Most of us have probably never heard anyone speak enthusiastically about what a blessing it is to be chastised. Going through correction, whether from a parent who is
teaching us, or from our Lord who instructs us, is not at all pleasant. Our text and much personal experience teach us that THE BLESSED MAN will experience and endure
chastening. Although correction is painful, it can truly bring blessing.
Why would we consider chastisement a blessing? Chastisement is a sign of sonship. We are reminded that we belong to God when He corrects us. The writer of Hebrews says, “If ye endure chastening, God dealeth with you as with sons” (Hebrews 12:7). Anyone who can sin and not be chastised is not a child of God. It also says that the Lord “scourgeth every son whom he receiveth” (Hebrews 12:6). Every true Christian will experience chastening, and it is evidence that God is our Father. It is not enjoyable to be chastened, but it lets us know that God is concerned about the welfare and conduct of His children.

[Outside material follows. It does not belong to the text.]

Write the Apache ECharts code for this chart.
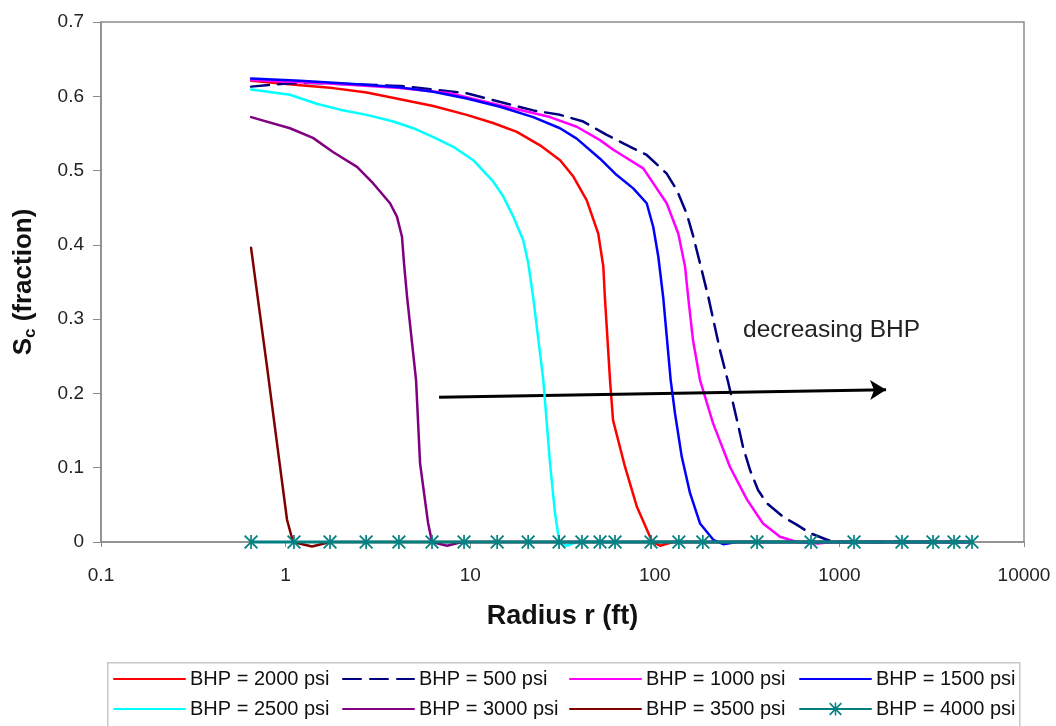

Chastisement is also a manifestation of God’s love. Although there are parents who may correct their children in anger, this should not be the case. The Bible says, “For whom the Lord loveth he chasteneth” (Hebrews 12:6). God corrects us because He loves us. When our Heavenly Father disciplines us because we sin, it lets us know that He cares. He loves us too much to let us continue in our selfish and sinful living.
Another reason we might say that chastisement is a blessing is because it is a deterrent from disobedience. One of the reasons we correct our children is to cause them to do what is right and to discourage them from sin. God’s chastening serves us in the same way. It is good for us to experience God’s hand of loving discipline that we might learn not to disobey Him. A healthy fear of God encourages us to turn from our sin.
In addition, we consider chastisement a blessing because it builds character in us. Hebrews 12:10, 11 teaches us that we are chastened “that we might be partakers of his holiness,” and that chastisement “yieldeth the peaceable fruit of righteousness.” God’s chastisement helps us become what we know we ought to be.